Night sweats and HIV symptoms tend to occur more frequently in people who have the virus plus a secondary infection, such as tuberculosis or Pneumocystis jirovecii pneumonia (PCP). Other frequently associated symptoms of HIV may also be due to an underlying infection or disease. A person might not experience night sweats or other related symptoms for several years after an initial HIV infection, but most people with the virus do experience them at some point during their infection.
Acquired immune deficiency syndrome (AIDS) is caused by the human immunodeficiency virus (HIV). This virus attacks the immune system, weakening it seriously and placing the infected person at significant risk of developing a secondary opportunistic infection. Such infections may not represent a serious threat to otherwise healthy individuals, but these infections can become life-threatening to an individual with the virus.
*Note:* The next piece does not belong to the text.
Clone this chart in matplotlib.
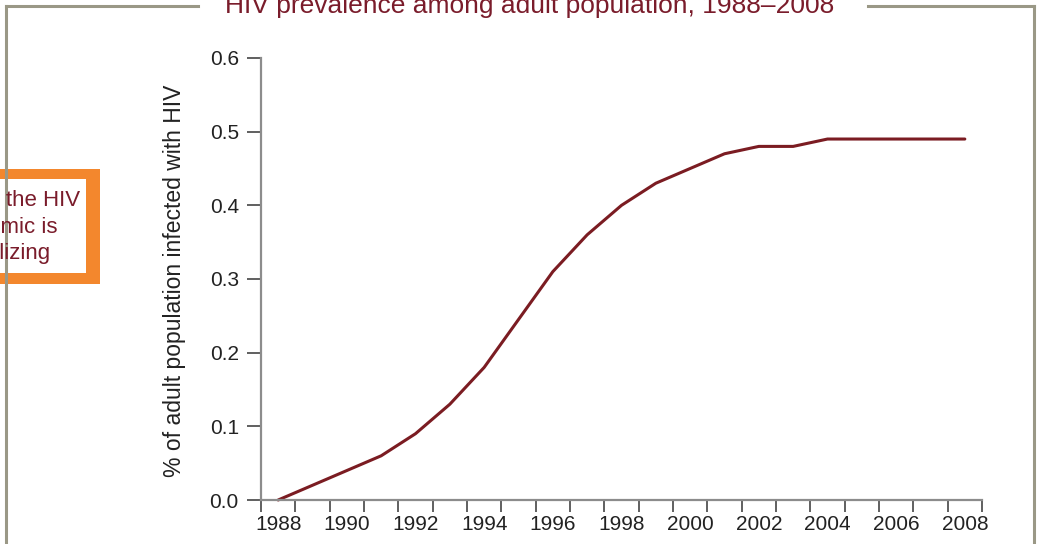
import numpy as np
import matplotlib
matplotlib.use('Agg')
import matplotlib.pyplot as plt
from matplotlib.lines import Line2D
from matplotlib.patches import Rectangle

plt.rcParams['font.family'] = ['Liberation Sans', 'DejaVu Sans']

# data
years = [1988, 1989, 1990, 1991, 1992, 1993, 1994, 1995, 1996, 1997, 1998,
         1999, 2000, 2001, 2002, 2003, 2004, 2005, 2006, 2007, 2008]
prevalence = [0.0, 0.02, 0.04, 0.06, 0.09, 0.13, 0.18, 0.245, 0.31, 0.36, 0.40,
              0.43, 0.45, 0.47, 0.48, 0.48, 0.49, 0.49, 0.49, 0.49, 0.49]
year_labels = [1988, 1990, 1992, 1994, 1996, 1998, 2000, 2002, 2004, 2006, 2008]
y_ticks = [0.0, 0.1, 0.2, 0.3, 0.4, 0.5, 0.6]

title = 'HIV prevalence among adult population, 1988\u20132008'
ylabel = '% of adult population infected with HIV'
note = 'Overall, the HIV\nepidemic is\nstabilizing'

maroon = '#7a1c2b'
frame_col = '#9a9886'
orange = '#f3872d'

W, H = 1039, 544
fig = plt.figure(figsize=(W / 100, H / 100), dpi=100)
fig.patch.set_facecolor('white')

def px(x, y):
    return x / W, 1 - y / H

# outer frame with a gap for the title
for xs, ys in [([6, 198], [5.5, 5.5]), ([868, 1034], [5.5, 5.5]),
               ([6, 6], [5.5, 560]), ([1034, 1034], [5.5, 560])]:
    fig.add_artist(Line2D([x / W for x in xs], [1 - y / H for y in ys],
                          color=frame_col, lw=2.2, solid_capstyle='projecting'))

fig.text(*px(530, 13), title, ha='center', va='baseline', fontsize=19, color=maroon)

# orange note box cut off at the left edge
x0, y0 = px(-20, 284)
fig.add_artist(Rectangle((x0, y0), 120 / W, (284 - 169) / H,
                         transform=fig.transFigure, facecolor=orange, edgecolor='none'))
x1, y1 = px(-20, 273)
fig.add_artist(Rectangle((x1, y1), 106 / W, (273 - 179) / H,
                         transform=fig.transFigure, facecolor='white', edgecolor='none'))
fig.text(*px(1.5, 227), note, ha='center', va='center', fontsize=16,
         color=maroon, linespacing=1.32, multialignment='center')

# plot area
l, b = 261 / W, 1 - 500 / H
ax = fig.add_axes([l, b, (982 - 261) / W, (500 - 58) / H])
ax.plot(years, prevalence, color='#7b1c22', lw=2.2, clip_on=False,
        solid_capstyle='round', solid_joinstyle='round')

ax.set_xlim(1987.5, 2008.5)
ax.set_ylim(0, 0.6)
ax.set_xticks(year_labels)
ax.set_xticklabels([str(y) for y in year_labels])
ax.set_xticks(np.arange(1987.5, 2009.0, 1.0), minor=True)
ax.set_yticks(y_ticks)
ax.set_yticklabels(['%.1f' % v for v in y_ticks])

for s in ['top', 'right']:
    ax.spines[s].set_visible(False)
for s in ['left', 'bottom']:
    ax.spines[s].set_color('#8c8c8c')
    ax.spines[s].set_linewidth(1.6)

ax.tick_params(axis='x', which='major', length=0, pad=10.5, labelsize=15, labelcolor='#222222')
ax.tick_params(axis='x', which='minor', length=8.5, width=1.2, color='#444444', direction='out')
ax.tick_params(axis='y', which='major', length=10, width=1.2, color='#444444', pad=6,
               labelsize=15, labelcolor='#222222')

fig.text(*px(175, 281), ylabel, rotation=90, ha='center', va='center',
         fontsize=16.5, color='#222222')

fig.savefig('out.png', dpi=100)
Before a person starts developing symptoms of an illness, he may have no idea that he is infected with the virus. This is because HIV can lie dormant in an individual’s body for as many as 10 years following an original infection. Usually, by the time an individual begins experiencing night sweats and other symptoms, another infection has invaded the body.
While all diseases and viral infections are dangerous to a person with HIV, tuberculosis has become one of the most serious. The symptoms of this bacterial infection include fever, cough, fatigue and unintended weight loss. Individuals with a cough caused by this illness often cough up a lot of mucus and, at times, may even produce blood. Night sweats are a classic symptom of this illness, and there is a high rate of tuberculosis infections among individuals with HIV.
Pneumocystis pneumonia is of grave concern to people with HIV infection. This type of pneumonia is actually quite common, but it does not usually cause major complications in healthy individuals. In HIV infected persons, however, PCP is one of the most life-threatening infections they can face. Its symptoms include unintended weight loss, dry cough, breathing difficulties, night sweats, and HIV symptoms such as diarrhea, tongue blemishes, and swollen lymph glands.
Night sweats and HIV symptoms do not necessarily show up during the early phases of the infection. Some patients may live for several years without any signs associated with the virus or with any other secondary infection. For the majority of people recently infected by HIV, however, flu-like symptoms will begin to surface shortly after becoming infected.